A-6.5.1.1.(3) Temperature of Exposed Piping.

Normally piping carrying steam or high-temperature hot water at pressures above atmospheric (corresponding temperature 100°C or above) will be insulated to reduce heat losses as an economy measure. Above a temperature of approximately 70°C, however, a bare pipe can cause a burn to human flesh coming in contact with the pipe. If pipes above this temperature are normally out of reach of all persons other than maintenance personnel or are properly guarded, it would be expected that no insulation would be needed for public safety.

A-6.9.1.2.(1) NFPA Publications Pertaining to the Heating, Ventilating and Air-Conditioning of Spaces Containing Hazardous Gases, Dusts or Liquids.

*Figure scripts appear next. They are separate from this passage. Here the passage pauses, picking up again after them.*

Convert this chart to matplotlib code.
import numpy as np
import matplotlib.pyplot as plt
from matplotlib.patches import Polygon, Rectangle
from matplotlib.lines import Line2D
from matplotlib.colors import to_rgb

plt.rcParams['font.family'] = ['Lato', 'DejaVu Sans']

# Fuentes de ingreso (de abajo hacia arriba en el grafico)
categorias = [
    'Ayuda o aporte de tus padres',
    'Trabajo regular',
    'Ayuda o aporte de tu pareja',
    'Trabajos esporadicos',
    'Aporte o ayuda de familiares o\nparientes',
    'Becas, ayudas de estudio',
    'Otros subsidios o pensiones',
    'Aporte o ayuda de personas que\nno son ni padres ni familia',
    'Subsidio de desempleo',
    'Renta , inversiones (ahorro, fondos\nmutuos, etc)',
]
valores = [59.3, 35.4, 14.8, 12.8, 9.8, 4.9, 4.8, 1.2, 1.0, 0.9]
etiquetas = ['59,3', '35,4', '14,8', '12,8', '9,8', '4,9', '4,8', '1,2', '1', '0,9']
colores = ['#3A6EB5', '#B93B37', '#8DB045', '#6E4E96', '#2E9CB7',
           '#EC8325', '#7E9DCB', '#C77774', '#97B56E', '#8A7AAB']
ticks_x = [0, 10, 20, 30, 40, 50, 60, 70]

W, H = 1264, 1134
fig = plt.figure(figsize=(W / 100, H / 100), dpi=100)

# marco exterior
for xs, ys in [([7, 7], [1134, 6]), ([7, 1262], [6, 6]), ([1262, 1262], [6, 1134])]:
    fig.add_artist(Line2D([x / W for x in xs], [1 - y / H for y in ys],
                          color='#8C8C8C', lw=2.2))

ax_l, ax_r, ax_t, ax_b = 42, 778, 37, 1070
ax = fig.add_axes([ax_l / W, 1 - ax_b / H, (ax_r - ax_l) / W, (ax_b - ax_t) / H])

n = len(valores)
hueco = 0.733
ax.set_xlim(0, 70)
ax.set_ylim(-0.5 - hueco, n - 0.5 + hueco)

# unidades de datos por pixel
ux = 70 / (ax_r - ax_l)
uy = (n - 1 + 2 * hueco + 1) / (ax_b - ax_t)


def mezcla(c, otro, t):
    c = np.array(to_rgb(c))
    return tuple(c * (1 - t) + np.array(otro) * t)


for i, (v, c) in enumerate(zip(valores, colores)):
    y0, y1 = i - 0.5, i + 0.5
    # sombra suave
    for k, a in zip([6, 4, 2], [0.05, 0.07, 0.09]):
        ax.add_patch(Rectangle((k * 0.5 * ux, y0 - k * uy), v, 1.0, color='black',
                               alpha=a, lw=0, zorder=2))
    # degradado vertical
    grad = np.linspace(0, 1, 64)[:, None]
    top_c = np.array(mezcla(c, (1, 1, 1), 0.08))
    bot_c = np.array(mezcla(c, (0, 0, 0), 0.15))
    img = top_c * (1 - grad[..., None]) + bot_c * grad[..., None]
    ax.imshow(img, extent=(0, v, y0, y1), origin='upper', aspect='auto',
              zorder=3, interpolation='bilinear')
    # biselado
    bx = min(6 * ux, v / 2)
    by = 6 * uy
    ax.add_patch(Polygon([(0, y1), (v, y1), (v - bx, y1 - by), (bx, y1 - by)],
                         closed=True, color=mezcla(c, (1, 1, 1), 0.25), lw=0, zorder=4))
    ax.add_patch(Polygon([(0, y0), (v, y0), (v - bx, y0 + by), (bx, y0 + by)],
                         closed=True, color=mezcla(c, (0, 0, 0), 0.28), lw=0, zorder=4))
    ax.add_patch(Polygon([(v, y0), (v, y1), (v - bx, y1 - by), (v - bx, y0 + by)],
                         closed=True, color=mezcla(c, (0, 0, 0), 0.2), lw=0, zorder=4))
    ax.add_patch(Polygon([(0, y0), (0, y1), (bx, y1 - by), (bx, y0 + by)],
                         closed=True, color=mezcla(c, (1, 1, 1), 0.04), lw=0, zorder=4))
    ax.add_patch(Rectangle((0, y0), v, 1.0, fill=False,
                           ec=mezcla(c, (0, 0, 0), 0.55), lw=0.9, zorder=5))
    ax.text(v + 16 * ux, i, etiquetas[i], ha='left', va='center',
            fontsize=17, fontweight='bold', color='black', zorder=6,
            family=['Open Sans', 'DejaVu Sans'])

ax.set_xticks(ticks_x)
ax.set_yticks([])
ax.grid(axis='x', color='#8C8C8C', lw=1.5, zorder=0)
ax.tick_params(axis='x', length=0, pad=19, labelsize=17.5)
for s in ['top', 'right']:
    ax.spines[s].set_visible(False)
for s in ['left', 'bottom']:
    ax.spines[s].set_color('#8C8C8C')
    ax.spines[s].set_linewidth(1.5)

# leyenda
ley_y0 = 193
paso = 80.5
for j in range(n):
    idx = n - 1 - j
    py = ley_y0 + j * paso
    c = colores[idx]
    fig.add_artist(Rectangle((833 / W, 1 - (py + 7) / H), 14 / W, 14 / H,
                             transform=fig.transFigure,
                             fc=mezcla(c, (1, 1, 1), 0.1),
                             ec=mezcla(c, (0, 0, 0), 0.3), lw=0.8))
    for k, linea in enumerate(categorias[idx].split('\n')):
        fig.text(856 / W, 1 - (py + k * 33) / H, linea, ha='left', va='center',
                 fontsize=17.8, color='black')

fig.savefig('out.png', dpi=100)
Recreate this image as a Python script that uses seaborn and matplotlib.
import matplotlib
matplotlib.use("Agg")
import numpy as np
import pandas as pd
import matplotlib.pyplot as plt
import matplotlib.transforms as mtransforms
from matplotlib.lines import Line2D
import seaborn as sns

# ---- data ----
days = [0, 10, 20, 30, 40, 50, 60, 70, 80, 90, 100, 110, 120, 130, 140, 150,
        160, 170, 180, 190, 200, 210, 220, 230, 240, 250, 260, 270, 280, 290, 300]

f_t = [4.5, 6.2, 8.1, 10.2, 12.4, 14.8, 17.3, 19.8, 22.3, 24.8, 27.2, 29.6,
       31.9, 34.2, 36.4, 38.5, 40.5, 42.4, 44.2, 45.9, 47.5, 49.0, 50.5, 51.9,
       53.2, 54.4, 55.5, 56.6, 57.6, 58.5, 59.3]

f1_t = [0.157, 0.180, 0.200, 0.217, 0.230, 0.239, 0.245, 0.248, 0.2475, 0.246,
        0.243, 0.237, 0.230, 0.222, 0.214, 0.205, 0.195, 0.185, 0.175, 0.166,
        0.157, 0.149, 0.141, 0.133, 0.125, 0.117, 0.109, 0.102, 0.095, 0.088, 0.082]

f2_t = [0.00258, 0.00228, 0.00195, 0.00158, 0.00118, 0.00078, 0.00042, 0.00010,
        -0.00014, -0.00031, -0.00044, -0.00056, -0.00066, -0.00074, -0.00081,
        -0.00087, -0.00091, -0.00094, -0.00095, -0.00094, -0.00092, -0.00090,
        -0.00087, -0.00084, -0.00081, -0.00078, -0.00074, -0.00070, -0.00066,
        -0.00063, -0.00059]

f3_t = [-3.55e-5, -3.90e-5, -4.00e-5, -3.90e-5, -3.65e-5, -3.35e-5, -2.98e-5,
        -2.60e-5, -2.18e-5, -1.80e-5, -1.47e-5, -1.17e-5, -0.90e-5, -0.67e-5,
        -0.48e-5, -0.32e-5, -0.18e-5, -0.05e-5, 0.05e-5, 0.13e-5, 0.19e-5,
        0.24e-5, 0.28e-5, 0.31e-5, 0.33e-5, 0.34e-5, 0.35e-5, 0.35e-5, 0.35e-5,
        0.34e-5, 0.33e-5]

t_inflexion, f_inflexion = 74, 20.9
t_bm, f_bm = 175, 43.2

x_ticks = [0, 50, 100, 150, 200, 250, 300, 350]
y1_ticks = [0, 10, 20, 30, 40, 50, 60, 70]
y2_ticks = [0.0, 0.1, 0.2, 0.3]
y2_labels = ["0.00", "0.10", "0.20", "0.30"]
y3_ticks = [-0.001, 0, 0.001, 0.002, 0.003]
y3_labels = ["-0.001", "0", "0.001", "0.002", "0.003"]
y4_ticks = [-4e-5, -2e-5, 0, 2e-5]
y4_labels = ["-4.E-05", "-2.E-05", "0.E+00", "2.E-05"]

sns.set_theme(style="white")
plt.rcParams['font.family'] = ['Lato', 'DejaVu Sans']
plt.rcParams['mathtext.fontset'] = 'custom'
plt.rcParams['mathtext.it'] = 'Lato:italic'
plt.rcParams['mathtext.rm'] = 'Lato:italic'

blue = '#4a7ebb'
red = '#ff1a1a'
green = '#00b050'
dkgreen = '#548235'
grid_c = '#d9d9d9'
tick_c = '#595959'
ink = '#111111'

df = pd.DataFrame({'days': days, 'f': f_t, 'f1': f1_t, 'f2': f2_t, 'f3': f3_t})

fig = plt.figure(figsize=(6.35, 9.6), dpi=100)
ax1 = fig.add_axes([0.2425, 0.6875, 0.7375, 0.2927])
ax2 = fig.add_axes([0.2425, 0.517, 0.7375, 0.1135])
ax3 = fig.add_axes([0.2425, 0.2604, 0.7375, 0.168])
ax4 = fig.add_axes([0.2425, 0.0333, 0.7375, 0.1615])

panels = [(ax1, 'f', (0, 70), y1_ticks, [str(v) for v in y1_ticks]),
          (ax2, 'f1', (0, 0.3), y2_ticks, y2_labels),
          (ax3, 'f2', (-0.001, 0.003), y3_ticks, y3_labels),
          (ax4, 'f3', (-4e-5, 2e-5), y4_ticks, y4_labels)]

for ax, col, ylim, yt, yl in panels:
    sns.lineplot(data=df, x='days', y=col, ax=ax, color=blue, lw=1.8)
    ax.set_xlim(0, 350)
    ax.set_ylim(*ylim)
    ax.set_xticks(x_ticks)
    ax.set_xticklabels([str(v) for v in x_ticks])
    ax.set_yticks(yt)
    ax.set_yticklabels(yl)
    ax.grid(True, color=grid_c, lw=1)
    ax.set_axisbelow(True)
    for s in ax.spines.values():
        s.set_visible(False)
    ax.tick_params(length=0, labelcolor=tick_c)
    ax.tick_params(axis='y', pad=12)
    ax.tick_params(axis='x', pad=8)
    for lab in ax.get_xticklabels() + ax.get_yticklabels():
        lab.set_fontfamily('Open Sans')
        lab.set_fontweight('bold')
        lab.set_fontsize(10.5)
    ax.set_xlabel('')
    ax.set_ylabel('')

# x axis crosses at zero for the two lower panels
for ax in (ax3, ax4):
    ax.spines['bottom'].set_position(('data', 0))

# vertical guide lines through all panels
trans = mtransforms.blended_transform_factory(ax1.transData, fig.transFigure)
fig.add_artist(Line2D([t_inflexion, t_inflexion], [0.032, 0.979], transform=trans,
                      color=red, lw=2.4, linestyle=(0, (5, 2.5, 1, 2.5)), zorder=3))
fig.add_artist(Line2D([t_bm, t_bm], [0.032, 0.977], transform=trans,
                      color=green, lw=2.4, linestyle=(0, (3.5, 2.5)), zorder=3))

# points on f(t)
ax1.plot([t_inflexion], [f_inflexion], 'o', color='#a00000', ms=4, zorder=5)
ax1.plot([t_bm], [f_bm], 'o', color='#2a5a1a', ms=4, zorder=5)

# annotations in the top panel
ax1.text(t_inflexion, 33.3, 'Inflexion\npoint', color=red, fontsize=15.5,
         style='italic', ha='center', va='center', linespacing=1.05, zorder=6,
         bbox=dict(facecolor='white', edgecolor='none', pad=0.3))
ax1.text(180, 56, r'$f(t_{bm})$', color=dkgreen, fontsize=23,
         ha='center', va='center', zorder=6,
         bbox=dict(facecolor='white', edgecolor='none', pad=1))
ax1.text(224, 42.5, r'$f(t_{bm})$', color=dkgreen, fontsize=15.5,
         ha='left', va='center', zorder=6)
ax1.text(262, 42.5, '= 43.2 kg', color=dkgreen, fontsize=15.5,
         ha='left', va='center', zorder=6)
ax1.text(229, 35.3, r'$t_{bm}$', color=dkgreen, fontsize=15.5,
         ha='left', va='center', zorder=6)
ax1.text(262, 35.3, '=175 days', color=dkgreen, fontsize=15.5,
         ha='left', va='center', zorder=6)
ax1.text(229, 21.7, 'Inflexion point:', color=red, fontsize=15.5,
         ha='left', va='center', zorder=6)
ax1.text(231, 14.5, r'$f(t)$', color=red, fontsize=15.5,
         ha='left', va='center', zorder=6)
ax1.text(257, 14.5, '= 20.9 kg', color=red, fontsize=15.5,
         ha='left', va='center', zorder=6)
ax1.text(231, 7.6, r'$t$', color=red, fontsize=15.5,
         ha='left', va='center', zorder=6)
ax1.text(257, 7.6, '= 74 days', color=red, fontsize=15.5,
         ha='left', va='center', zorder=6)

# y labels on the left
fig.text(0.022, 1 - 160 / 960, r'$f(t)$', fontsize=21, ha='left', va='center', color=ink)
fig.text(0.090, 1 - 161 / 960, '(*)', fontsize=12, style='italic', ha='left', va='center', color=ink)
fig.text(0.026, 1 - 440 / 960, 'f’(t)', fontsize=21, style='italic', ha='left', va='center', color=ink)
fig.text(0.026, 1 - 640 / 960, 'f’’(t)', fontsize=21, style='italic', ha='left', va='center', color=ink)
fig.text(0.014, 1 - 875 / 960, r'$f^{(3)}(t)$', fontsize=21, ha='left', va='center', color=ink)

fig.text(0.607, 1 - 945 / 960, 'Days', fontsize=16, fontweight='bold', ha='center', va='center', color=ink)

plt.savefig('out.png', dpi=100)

NFPA 30, "Flammable and Combustible Liquids Code" ($77.50)
NFPA 30A, "Motor Fuel Dispensing Facilities and Repair Garages" ($52.00)
NFPA 32, "Drycleaning Plants" ($52.00)
NFPA 33, "Spray Application Using Flammable or Combustible Materials" ($58.00)
NFPA 34, "Dipping, Coating, and Printing Processes Using Flammable or Combustible Liquids" ($52.00)
NFPA 35, "Manufacture of Organic Coatings" ($52.00)
NFPA 36, "Solvent Extraction Plants" ($52.00)
NFPA 40, "Storage and Handling of Cellulose Nitrate Film" ($52.00)
NFPA 51, "Design and Installation of Oxygen-Fuel Gas Systems for Welding, Cutting, and Allied Processes" ($52.00)
NFPA 51A, "Acetylene Cylinder Charging Plants" ($45.00)
NFPA 55, "Compressed Gases and Cryogenic Fluids Code" ($67.50)
NFPA 61, "Prevention of Fires and Dust Explosions in Agricultural and Food Processing Facilities"
NFPA 68, "Explosion Protection by Deflagration Venting"
NFPA 69, "Explosion Prevention Systems"
NFPA 85, "Boiler and Combustion Systems Hazards Code"
NFPA 86, "Ovens and Furnaces"
NFPA 88A, "Parking Structures"
NFPA 91, "Exhaust Systems for Air Conveying of Vapors, Gases, Mists, and Noncombustible Particulate Solids"
NFPA 96, "Ventilation Control and Fire Protection of Commercial Cooking Operations"
NFPA 204, "Smoke and Heat Venting"
NFPA 303, "Marinas and Boatyards"
NFPA 307, "Construction and Fire Protection of Marine Terminals, Piers, and Wharves"
NFPA 409, "Aircraft Hangars"
NFPA 415, "Airport Terminal Buildings, Fueling Ramp Drainage, and Loading Walkways"
NFPA 484, "Combustible Metals"
NFPA 654, "Prevention of Fire and Dust Explosions from the Manufacturing, Processing, and Handling of Combustible Particulate Solids"
NFPA 655, "Prevention of Sulfur Fires and Explosions"
NFPA 664, "Prevention of Fires and Explosions in Wood Processing and Woodworking Facilities"
NFPA "Fire Protection Guide to Hazardous Materials"

A-6.9.3.1.(2)(c) Carbon Monoxide Alarms.

Battery-powered carbon monoxide alarms are acceptable provided that they are mechanically fastened in place.